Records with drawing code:

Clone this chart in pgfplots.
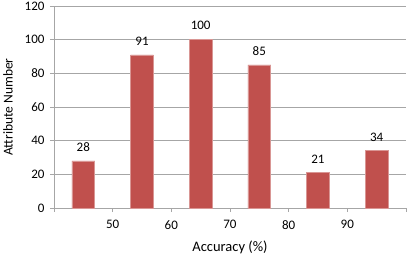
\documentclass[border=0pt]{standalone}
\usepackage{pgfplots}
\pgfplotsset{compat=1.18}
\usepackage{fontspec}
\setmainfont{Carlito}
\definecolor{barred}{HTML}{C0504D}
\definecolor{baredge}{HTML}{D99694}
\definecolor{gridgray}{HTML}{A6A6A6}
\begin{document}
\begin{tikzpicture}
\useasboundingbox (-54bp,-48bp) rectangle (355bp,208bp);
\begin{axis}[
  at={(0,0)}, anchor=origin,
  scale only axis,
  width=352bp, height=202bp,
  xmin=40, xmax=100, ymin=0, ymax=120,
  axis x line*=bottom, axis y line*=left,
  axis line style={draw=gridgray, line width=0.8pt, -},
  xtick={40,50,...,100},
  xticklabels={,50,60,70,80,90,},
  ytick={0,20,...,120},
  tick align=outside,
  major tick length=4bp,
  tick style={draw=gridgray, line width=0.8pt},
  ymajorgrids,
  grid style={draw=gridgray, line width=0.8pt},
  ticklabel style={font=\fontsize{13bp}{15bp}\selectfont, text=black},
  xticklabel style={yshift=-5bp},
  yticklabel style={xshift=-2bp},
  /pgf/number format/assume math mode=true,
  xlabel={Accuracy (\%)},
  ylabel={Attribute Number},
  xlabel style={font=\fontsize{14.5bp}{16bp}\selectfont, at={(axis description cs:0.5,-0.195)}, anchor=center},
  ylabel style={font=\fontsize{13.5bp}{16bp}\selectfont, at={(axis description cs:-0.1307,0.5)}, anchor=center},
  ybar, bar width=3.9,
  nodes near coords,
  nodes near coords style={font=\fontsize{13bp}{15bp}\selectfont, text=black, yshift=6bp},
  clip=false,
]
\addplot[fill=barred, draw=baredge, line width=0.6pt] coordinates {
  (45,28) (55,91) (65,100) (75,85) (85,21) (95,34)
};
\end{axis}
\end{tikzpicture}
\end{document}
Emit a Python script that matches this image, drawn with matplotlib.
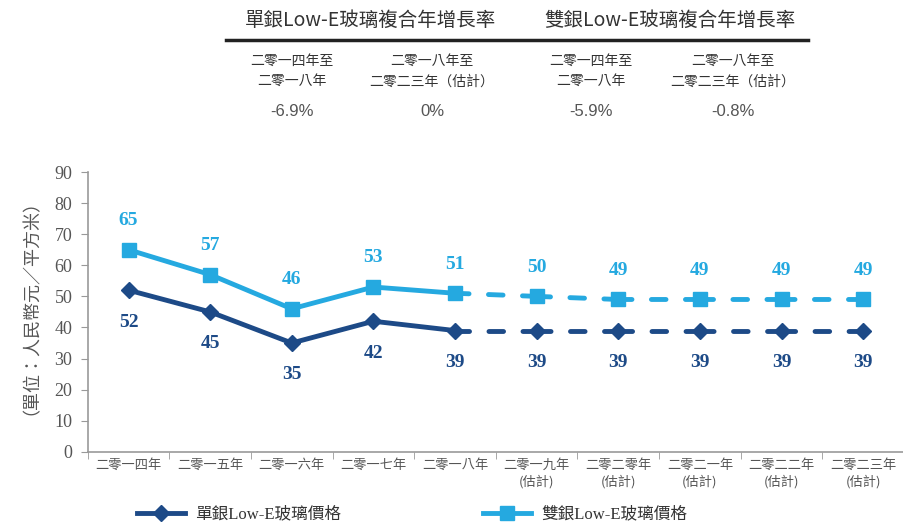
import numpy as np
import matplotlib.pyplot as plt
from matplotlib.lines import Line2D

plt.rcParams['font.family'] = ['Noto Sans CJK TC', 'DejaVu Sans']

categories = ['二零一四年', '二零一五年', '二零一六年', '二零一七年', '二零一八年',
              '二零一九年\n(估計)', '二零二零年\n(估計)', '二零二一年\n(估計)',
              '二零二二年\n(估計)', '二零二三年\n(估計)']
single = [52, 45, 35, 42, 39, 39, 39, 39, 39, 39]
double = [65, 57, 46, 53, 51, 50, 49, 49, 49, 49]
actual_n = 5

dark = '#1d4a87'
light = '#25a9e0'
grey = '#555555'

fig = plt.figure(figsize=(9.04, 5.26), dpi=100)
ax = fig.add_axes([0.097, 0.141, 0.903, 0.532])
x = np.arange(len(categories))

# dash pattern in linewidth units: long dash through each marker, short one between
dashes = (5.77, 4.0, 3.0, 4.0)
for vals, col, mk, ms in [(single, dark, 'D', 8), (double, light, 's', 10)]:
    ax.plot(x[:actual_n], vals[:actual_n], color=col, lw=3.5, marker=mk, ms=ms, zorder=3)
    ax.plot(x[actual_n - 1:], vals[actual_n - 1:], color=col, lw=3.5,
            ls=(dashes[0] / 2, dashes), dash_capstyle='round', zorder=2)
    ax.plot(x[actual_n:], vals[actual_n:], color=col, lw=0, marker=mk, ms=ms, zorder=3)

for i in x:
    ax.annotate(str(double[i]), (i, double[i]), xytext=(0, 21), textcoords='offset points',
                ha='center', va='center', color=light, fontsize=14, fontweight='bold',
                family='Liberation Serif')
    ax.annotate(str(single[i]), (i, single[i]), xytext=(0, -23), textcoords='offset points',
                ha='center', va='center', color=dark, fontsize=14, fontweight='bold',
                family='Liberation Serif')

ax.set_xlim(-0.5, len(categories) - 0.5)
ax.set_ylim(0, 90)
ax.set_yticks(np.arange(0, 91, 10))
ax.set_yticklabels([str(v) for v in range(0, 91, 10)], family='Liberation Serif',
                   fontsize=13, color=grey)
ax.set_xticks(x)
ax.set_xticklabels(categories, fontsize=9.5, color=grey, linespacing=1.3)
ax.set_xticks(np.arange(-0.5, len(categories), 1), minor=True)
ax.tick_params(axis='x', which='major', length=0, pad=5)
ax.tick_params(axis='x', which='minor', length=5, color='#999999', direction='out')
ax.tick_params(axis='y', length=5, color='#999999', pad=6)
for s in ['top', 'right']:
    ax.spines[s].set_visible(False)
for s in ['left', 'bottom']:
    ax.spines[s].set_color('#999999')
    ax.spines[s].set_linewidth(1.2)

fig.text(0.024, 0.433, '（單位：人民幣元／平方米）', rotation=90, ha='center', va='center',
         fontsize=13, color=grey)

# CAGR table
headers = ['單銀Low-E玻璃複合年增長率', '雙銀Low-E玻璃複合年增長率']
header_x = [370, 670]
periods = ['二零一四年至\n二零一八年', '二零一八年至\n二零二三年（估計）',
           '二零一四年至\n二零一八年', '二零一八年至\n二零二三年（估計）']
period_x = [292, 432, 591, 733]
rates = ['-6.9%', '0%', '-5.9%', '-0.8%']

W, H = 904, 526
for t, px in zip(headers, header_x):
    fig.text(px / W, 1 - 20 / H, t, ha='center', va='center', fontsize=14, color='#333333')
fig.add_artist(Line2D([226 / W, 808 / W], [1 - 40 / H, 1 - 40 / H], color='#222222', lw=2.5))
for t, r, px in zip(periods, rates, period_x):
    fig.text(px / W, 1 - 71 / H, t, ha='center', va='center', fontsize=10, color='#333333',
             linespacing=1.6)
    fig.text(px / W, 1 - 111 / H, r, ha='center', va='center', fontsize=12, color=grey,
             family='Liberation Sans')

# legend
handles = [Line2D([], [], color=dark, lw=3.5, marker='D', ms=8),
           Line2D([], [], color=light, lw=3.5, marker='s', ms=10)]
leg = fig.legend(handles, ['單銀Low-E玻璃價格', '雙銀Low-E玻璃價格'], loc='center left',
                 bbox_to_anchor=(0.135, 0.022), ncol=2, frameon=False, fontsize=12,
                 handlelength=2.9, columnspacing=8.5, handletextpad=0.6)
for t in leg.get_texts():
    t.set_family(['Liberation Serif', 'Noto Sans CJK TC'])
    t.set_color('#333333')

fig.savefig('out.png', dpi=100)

● **Problem details**: From start to finish, output the listing exactly, but omit its pictures.

● **Result of this task**:
Clone this chart in pgfplots.
\documentclass[border=0pt]{standalone}
\usepackage{pgfplots}
\pgfplotsset{compat=1.18}
\usepackage{fontspec}
\setmainfont{Carlito}
\definecolor{barred}{HTML}{C0504D}
\definecolor{baredge}{HTML}{D99694}
\definecolor{gridgray}{HTML}{A6A6A6}
\begin{document}
\begin{tikzpicture}
\useasboundingbox (-54bp,-48bp) rectangle (355bp,208bp);
\begin{axis}[
  at={(0,0)}, anchor=origin,
  scale only axis,
  width=352bp, height=202bp,
  xmin=40, xmax=100, ymin=0, ymax=120,
  axis x line*=bottom, axis y line*=left,
  axis line style={draw=gridgray, line width=0.8pt, -},
  xtick={40,50,...,100},
  xticklabels={,50,60,70,80,90,},
  ytick={0,20,...,120},
  tick align=outside,
  major tick length=4bp,
  tick style={draw=gridgray, line width=0.8pt},
  ymajorgrids,
  grid style={draw=gridgray, line width=0.8pt},
  ticklabel style={font=\fontsize{13bp}{15bp}\selectfont, text=black},
  xticklabel style={yshift=-5bp},
  yticklabel style={xshift=-2bp},
  /pgf/number format/assume math mode=true,
  xlabel={Accuracy (\%)},
  ylabel={Attribute Number},
  xlabel style={font=\fontsize{14.5bp}{16bp}\selectfont, at={(axis description cs:0.5,-0.195)}, anchor=center},
  ylabel style={font=\fontsize{13.5bp}{16bp}\selectfont, at={(axis description cs:-0.1307,0.5)}, anchor=center},
  ybar, bar width=3.9,
  nodes near coords,
  nodes near coords style={font=\fontsize{13bp}{15bp}\selectfont, text=black, yshift=6bp},
  clip=false,
]
\addplot[fill=barred, draw=baredge, line width=0.6pt] coordinates {
  (45,28) (55,91) (65,100) (75,85) (85,21) (95,34)
};
\end{axis}
\end{tikzpicture}
\end{document}
Emit a Python script that matches this image, drawn with matplotlib.
import numpy as np
import matplotlib.pyplot as plt
from matplotlib.lines import Line2D

plt.rcParams['font.family'] = ['Noto Sans CJK TC', 'DejaVu Sans']

categories = ['二零一四年', '二零一五年', '二零一六年', '二零一七年', '二零一八年',
              '二零一九年\n(估計)', '二零二零年\n(估計)', '二零二一年\n(估計)',
              '二零二二年\n(估計)', '二零二三年\n(估計)']
single = [52, 45, 35, 42, 39, 39, 39, 39, 39, 39]
double = [65, 57, 46, 53, 51, 50, 49, 49, 49, 49]
actual_n = 5

dark = '#1d4a87'
light = '#25a9e0'
grey = '#555555'

fig = plt.figure(figsize=(9.04, 5.26), dpi=100)
ax = fig.add_axes([0.097, 0.141, 0.903, 0.532])
x = np.arange(len(categories))

# dash pattern in linewidth units: long dash through each marker, short one between
dashes = (5.77, 4.0, 3.0, 4.0)
for vals, col, mk, ms in [(single, dark, 'D', 8), (double, light, 's', 10)]:
    ax.plot(x[:actual_n], vals[:actual_n], color=col, lw=3.5, marker=mk, ms=ms, zorder=3)
    ax.plot(x[actual_n - 1:], vals[actual_n - 1:], color=col, lw=3.5,
            ls=(dashes[0] / 2, dashes), dash_capstyle='round', zorder=2)
    ax.plot(x[actual_n:], vals[actual_n:], color=col, lw=0, marker=mk, ms=ms, zorder=3)

for i in x:
    ax.annotate(str(double[i]), (i, double[i]), xytext=(0, 21), textcoords='offset points',
                ha='center', va='center', color=light, fontsize=14, fontweight='bold',
                family='Liberation Serif')
    ax.annotate(str(single[i]), (i, single[i]), xytext=(0, -23), textcoords='offset points',
                ha='center', va='center', color=dark, fontsize=14, fontweight='bold',
                family='Liberation Serif')

ax.set_xlim(-0.5, len(categories) - 0.5)
ax.set_ylim(0, 90)
ax.set_yticks(np.arange(0, 91, 10))
ax.set_yticklabels([str(v) for v in range(0, 91, 10)], family='Liberation Serif',
                   fontsize=13, color=grey)
ax.set_xticks(x)
ax.set_xticklabels(categories, fontsize=9.5, color=grey, linespacing=1.3)
ax.set_xticks(np.arange(-0.5, len(categories), 1), minor=True)
ax.tick_params(axis='x', which='major', length=0, pad=5)
ax.tick_params(axis='x', which='minor', length=5, color='#999999', direction='out')
ax.tick_params(axis='y', length=5, color='#999999', pad=6)
for s in ['top', 'right']:
    ax.spines[s].set_visible(False)
for s in ['left', 'bottom']:
    ax.spines[s].set_color('#999999')
    ax.spines[s].set_linewidth(1.2)

fig.text(0.024, 0.433, '（單位：人民幣元／平方米）', rotation=90, ha='center', va='center',
         fontsize=13, color=grey)

# CAGR table
headers = ['單銀Low-E玻璃複合年增長率', '雙銀Low-E玻璃複合年增長率']
header_x = [370, 670]
periods = ['二零一四年至\n二零一八年', '二零一八年至\n二零二三年（估計）',
           '二零一四年至\n二零一八年', '二零一八年至\n二零二三年（估計）']
period_x = [292, 432, 591, 733]
rates = ['-6.9%', '0%', '-5.9%', '-0.8%']

W, H = 904, 526
for t, px in zip(headers, header_x):
    fig.text(px / W, 1 - 20 / H, t, ha='center', va='center', fontsize=14, color='#333333')
fig.add_artist(Line2D([226 / W, 808 / W], [1 - 40 / H, 1 - 40 / H], color='#222222', lw=2.5))
for t, r, px in zip(periods, rates, period_x):
    fig.text(px / W, 1 - 71 / H, t, ha='center', va='center', fontsize=10, color='#333333',
             linespacing=1.6)
    fig.text(px / W, 1 - 111 / H, r, ha='center', va='center', fontsize=12, color=grey,
             family='Liberation Sans')

# legend
handles = [Line2D([], [], color=dark, lw=3.5, marker='D', ms=8),
           Line2D([], [], color=light, lw=3.5, marker='s', ms=10)]
leg = fig.legend(handles, ['單銀Low-E玻璃價格', '雙銀Low-E玻璃價格'], loc='center left',
                 bbox_to_anchor=(0.135, 0.022), ncol=2, frameon=False, fontsize=12,
                 handlelength=2.9, columnspacing=8.5, handletextpad=0.6)
for t in leg.get_texts():
    t.set_family(['Liberation Serif', 'Noto Sans CJK TC'])
    t.set_color('#333333')

fig.savefig('out.png', dpi=100)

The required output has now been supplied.